People love puppies. It’s a fact. How can you not? I introduced my new puppy, Max, on Instagram, and everyone fell in love right along with me! He received the most likes ever, on any picture I’ve ever posted. Clearly people like puppies more than food. Poor Tyson (my Doberman) was sooo lonely after Belle (our Labrador) passed away. He’s always had Belle to play with and keep him company, so we knew it wasn’t fair for him to be on his own. We headed to the SPCA not expecting to find a dog that day, but rather just to look. I instantly wanted to adopt ALL the dogs. I can’t stand seeing dogs in cages! Sweet Belle will always have a piece of my heart, but now I can only smile when thinking of her and all the memories we made over the years. Fate took over, and we adopted a puppy that day. This little guy melts my heart, and Tyson is so happy again! Everyone, meet Max!
Anyway, back to food! I know, not as exciting as puppies, but this recipe is so good! I’ve always loved casseroles, and something about them brings me right back to my childhood. Plus I LOVE homemade pesto (who doesn’t?!). My Pesto Chicken “Pasta” was a huge hit and got great reviews on Instagram, and this dish is a different take on it! This recipe is extra awesome, because not only can you make it ahead of time and bake it whenever you’re ready, but also the leftovers are really good eaten cold! Hope you enjoy this one as much as my family did! Happy cooking!
Pesto Chicken Casserole
Equipment
- Oven
Ingredients
For the casserole:
- 1 medium to large spaghetti squash
- 1 tablespoon coconut oil
- 1.5 pounds boneless, skinless chicken breasts, cut into bite sized pieces
- ½ cup sun dried tomatoes
- ¼ cup pine nuts
For the pesto sauce:
- 4 cups packed basil leaves
- 4-5 garlic cloves
- ¼ walnuts or pine nuts
- ½ cup extra virgin olive oil
- ½ teaspoon sea salt
- ¼ teaspoon black pepper
- 3 eggs
Instructions
- Preheat your oven to 425 degrees.
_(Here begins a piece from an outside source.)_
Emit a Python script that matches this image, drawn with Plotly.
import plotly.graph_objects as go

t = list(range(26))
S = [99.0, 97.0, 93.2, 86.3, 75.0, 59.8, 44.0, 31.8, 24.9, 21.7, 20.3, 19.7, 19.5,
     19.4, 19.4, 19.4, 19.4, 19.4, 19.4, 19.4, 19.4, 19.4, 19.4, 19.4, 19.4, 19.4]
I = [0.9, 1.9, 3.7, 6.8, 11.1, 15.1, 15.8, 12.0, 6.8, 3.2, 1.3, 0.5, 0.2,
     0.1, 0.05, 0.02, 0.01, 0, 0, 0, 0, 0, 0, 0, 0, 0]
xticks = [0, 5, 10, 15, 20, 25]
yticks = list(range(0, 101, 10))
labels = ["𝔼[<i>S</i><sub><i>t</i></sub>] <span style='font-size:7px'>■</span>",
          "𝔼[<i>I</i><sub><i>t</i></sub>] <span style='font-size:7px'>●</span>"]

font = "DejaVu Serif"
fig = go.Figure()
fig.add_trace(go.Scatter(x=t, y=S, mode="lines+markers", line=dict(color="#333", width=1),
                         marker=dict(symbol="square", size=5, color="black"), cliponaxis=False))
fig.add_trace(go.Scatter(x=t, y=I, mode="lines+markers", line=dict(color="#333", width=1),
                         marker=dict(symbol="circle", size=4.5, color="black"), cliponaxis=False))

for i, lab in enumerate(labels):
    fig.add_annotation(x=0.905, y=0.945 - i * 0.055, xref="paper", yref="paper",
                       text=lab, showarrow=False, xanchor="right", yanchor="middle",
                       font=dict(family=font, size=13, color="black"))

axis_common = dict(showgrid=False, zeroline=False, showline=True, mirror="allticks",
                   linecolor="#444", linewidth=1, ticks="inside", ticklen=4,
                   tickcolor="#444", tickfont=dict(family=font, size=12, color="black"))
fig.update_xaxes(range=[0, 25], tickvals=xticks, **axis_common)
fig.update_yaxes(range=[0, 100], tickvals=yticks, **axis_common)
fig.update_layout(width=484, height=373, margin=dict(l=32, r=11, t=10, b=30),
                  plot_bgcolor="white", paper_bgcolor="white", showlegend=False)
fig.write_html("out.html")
Cut the spaghetti squash in half, lengthwise. Place the squash face down on a baking sheet and bake for 30-40 minutes, or until the skin is soft and the threads of the squash come out easily with a fork. Once the squash is cooked, take it out of the oven and turn the heat down to 350 degrees.
- While the squash is baking, let’s make the quick pesto! Add all of the pesto ingredients to food processor or blender (including the eggs) and pulse until well combined. Set aside.
- Melt the coconut oil in a large pan over medium heat. Once the pan is hot, add the chicken and sauté until cooked through. Turn off the heat.
- Remove the threads of the squash using two forks, and add to the pan with the chicken. Add the pesto sauce and stir well to combine. Add the sun-dried tomatoes and stir once more.
- Pour the mixture into a 9” (or 8”) square baking dish. Bake at 350 degrees for 45 minutes. Add the pine nuts to the top of the casserole, and bake for another 15 minutes, or until the middle of the casserole is slightly firm to the touch.
- Remove from the oven and let cool for 5-10 minutes. Slice and enjoy!
This looks wonderful. What could I use instead of the spaghetti squash? I’m from the UK and haven’t actually come across one as yet sadly!
Hmmm, good question, Debbie! I think any other type of squash would work, you could shred it and cook it in a pan prior to baking, or just slice it thin. Zucchini would work well I would just suggest really “salting” it beforehand to get out all the moisture, that way you don’t end up with a watery casserole. Check out my Pesto Chicken “Pasta” for the salting method 🙂
wow this looks amazing, sweetie!
Thanks so much, Meg! <3
nom nom nom. I love any type of casserole with spaghetti squash. Always a win.